Tal vez se comprenda en parte lo que entonces experimentaba recurriendo
a una metáfora.
Imagínese a una persona acostumbrada a vivir en un bello bosque
solitario. Los días transcurren allí suavemente, sin demasiadas sorpresas, y, si
bien la lucha por la vida impone un permanente alerta, esta misma persistencia
hace que la atención se mantenga dentro de niveles constantes y, al fin,
rutinarios.
Se diría que este hombre “domina la situación” de su vida cotidiana. Cerca
de allí, sereno y manso, el lago ofrece el placer esporádico de un baño
refrescante y reparador. Pero el lago no es un lugar seguro en el cual se pueda
permanecer por mucho tiempo, como el bosque.
El agua no tiene la firmeza de la tierra y para sustentarse en ella es
necesario disponer de un cierto control, de una cierta atención extra, exigencia
que al final termina por cansar al hombre. Por eso las visitas al lago se regulan
por la necesidad de pescar o el placer del baño. Un día este hombre, por error o
audacia, genera una circunstancia que escapa a su control: el fuego, que le había
ayudado a vivir hasta entonces, escapa al bosque, furioso y destructor. El hombre
se queda estático o lucha por sofocarlo o blasfema desesperado; cualquier
actitud da lo mismo; nada puede evitar la catástrofe pues el fuego ha superado su
control, le ha sobrepasado. Las llamas se propagan por doquier consumiéndolo
todo y se hace imprescindible buscar la salvación; pero ¿a dónde ir? ¿Dónde
está la seguridad? De pronto, como un rayo, surge la luz: el lago.
Una ironía; el sitio donde nunca se le hubiera ocurrido buscar refugio, es
ahora el único que ofrece posibilidad de sobrevivir al cambio brutal del mundo
cotidiano, que se desvanece consumido por la hoguera voraz y asesina.

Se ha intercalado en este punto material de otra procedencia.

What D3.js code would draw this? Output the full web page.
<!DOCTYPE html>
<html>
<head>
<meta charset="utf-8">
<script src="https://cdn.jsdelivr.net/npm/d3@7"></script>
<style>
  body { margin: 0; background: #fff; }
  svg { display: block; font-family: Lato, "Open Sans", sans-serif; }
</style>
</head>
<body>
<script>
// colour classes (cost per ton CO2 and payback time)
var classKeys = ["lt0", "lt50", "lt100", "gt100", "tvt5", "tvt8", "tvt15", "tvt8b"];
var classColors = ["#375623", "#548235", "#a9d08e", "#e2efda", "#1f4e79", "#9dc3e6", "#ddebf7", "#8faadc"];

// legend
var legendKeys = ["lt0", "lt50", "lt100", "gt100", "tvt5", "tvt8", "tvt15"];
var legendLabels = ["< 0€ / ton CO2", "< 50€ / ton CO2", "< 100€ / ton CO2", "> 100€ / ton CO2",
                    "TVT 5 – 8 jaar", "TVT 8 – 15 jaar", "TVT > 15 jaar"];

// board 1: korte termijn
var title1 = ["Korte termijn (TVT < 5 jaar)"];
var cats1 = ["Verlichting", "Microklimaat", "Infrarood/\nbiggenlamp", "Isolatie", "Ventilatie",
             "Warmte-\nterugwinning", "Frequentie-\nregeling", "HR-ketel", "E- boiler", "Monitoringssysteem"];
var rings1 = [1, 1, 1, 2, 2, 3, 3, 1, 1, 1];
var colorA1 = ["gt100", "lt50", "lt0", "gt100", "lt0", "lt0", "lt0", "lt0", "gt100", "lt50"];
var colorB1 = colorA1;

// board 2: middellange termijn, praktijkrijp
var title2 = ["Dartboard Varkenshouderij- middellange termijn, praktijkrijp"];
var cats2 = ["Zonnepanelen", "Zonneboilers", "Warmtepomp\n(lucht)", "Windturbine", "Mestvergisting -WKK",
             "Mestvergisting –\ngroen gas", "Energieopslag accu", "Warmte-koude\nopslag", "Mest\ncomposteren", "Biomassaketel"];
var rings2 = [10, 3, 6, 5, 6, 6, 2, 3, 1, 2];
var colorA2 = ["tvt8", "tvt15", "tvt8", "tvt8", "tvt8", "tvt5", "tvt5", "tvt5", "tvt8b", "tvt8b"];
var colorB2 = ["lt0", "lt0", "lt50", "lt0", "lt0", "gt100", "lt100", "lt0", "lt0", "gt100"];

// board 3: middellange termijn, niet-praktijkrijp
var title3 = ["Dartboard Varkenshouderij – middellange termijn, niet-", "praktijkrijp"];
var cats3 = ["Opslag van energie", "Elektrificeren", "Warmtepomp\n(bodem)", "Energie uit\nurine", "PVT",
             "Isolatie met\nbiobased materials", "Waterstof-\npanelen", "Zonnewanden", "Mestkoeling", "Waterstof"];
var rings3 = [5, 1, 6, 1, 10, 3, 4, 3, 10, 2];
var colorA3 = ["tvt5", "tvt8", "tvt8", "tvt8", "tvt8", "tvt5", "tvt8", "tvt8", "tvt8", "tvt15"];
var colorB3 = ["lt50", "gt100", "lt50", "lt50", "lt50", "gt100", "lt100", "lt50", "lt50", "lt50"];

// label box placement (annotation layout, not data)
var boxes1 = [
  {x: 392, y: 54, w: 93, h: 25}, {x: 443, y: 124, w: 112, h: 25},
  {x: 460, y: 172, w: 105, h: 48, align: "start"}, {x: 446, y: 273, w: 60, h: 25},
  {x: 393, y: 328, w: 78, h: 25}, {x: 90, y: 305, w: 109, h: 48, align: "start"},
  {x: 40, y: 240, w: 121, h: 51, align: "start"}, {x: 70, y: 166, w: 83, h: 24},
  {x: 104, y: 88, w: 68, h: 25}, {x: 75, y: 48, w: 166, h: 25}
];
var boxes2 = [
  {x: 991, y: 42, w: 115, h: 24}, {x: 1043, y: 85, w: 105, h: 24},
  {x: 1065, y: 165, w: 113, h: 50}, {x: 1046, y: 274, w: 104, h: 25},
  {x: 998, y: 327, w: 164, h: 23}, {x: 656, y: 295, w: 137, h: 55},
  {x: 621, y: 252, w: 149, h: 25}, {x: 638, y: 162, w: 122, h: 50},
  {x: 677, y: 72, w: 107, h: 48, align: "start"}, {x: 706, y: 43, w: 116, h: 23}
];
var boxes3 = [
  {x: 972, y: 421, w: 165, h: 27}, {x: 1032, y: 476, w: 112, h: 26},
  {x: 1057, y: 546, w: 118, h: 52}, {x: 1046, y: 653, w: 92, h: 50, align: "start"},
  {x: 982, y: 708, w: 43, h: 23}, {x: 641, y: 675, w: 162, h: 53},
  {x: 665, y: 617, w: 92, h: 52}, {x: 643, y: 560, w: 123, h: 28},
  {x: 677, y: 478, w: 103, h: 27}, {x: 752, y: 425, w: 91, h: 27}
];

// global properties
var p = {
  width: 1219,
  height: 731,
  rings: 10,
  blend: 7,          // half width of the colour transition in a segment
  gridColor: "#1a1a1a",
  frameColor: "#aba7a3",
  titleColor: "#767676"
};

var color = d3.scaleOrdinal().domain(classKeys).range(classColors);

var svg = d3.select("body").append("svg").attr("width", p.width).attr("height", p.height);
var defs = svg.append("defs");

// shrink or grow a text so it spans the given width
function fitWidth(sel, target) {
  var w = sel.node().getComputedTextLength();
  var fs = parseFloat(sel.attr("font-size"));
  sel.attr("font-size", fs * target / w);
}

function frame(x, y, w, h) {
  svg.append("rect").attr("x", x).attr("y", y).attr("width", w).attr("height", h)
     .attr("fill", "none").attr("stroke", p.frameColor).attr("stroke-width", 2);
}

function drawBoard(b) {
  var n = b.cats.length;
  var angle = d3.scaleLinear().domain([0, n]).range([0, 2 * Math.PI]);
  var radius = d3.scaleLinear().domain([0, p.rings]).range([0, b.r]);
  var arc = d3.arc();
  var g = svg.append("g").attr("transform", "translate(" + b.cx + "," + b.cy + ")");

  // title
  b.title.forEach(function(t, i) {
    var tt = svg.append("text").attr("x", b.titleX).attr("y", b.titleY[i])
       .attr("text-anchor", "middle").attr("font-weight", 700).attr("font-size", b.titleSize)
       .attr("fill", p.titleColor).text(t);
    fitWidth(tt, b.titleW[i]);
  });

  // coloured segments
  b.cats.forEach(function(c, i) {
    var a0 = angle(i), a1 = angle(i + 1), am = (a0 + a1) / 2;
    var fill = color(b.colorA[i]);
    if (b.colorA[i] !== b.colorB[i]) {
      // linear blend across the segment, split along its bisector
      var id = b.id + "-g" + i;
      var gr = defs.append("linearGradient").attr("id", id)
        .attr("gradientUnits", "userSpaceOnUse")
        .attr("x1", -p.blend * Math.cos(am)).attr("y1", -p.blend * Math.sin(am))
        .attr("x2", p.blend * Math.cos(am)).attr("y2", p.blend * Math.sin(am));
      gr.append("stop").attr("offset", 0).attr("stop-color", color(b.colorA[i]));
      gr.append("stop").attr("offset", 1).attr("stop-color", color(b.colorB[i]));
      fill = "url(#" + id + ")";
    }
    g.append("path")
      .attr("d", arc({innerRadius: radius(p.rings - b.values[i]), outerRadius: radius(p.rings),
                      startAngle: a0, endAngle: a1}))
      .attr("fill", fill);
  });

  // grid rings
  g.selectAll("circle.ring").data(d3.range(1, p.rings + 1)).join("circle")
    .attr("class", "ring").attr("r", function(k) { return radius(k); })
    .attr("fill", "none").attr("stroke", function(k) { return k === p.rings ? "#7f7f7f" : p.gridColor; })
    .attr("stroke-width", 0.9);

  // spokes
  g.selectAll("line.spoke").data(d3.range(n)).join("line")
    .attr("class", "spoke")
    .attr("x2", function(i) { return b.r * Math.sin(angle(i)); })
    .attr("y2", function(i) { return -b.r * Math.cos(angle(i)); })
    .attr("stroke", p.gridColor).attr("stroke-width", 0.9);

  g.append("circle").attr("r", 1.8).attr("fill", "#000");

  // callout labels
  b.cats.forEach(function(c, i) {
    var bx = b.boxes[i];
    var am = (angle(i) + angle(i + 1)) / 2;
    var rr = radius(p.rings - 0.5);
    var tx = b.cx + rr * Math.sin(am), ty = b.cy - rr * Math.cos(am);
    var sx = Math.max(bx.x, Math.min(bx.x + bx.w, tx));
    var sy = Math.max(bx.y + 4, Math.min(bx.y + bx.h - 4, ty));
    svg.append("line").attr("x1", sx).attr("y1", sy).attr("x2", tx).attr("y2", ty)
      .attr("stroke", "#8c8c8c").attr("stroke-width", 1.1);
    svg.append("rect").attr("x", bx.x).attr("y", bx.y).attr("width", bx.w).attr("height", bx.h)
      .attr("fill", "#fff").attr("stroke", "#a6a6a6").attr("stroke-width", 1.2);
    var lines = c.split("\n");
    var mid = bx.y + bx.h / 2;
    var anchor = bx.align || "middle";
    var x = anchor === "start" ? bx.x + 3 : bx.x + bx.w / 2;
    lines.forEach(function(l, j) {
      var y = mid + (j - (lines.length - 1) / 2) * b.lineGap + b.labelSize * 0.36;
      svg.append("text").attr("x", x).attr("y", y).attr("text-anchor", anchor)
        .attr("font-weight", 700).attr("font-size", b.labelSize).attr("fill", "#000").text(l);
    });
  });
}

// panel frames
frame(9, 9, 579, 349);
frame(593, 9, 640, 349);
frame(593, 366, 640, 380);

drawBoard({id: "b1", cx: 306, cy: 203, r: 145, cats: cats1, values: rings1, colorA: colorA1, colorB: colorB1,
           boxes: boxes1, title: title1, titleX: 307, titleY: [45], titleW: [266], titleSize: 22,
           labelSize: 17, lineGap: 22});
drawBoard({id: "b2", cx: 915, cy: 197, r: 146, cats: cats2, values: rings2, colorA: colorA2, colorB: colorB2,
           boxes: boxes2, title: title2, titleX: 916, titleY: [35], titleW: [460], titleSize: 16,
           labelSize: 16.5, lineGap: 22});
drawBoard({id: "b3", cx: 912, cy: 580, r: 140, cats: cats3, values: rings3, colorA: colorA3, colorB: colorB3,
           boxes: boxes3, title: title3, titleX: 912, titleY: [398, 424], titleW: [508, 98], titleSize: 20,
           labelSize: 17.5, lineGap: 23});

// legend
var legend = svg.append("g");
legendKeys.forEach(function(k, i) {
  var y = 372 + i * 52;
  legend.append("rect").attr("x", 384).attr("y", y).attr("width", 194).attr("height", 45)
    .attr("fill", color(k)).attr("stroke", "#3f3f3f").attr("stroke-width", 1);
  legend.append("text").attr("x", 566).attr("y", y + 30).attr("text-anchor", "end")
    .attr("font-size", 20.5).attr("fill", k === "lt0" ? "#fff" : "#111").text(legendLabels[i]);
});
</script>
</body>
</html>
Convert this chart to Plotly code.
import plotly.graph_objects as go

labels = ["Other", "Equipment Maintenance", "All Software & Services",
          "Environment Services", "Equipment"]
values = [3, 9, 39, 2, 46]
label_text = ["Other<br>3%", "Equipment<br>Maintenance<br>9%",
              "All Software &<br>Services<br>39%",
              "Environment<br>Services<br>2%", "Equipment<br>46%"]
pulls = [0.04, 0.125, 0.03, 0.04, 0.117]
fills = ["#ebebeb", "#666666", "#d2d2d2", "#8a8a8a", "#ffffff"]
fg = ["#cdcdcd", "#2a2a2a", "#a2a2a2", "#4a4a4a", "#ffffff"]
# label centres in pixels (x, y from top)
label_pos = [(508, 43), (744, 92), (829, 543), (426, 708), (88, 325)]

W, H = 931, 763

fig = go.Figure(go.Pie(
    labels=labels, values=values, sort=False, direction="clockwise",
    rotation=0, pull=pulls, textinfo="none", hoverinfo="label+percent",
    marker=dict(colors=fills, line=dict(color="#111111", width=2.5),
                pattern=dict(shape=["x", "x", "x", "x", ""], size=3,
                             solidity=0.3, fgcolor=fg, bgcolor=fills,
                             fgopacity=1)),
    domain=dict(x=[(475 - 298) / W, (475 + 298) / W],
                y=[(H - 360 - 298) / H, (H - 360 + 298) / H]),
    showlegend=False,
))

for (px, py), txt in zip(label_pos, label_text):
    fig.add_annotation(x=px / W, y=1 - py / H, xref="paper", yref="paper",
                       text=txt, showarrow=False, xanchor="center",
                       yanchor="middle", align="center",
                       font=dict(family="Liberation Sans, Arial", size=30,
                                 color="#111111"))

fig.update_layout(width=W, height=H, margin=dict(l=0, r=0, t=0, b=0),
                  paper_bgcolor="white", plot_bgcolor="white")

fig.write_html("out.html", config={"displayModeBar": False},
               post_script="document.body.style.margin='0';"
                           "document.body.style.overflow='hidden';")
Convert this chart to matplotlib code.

Corre; corre el hombre desesperado hacia el lago salvador. Atrás de él, un
monstruo ardiente e implacable parece perseguirlo de cerca, crujiendo los
dientes, rugiendo y arrojando bocanadas sofocantes.
Pero no es posible volverse a mirar, no habría otra oportunidad. Sólo
queda ganar el lago, que nunca pareció quedar tan lejos como ahora. Finalmente,
visión paradisíaca, gozo indescriptible, aparición mística, el lago emerge en su
horizonte.
Fantásticamente calmo, es, para el que huye por milímetros a la muerte,
un oasis de paz. Se arroja el hombre a las aguas protectoras y nada muchas
brazadas, intuitivamente hacia el centro. Recién puede darse vuelta,
momentáneamente, cuando está seguro entre las frescas aguas, y puede así
mirar hacia su, hasta poco tiempo atrás, también seguro Mundo.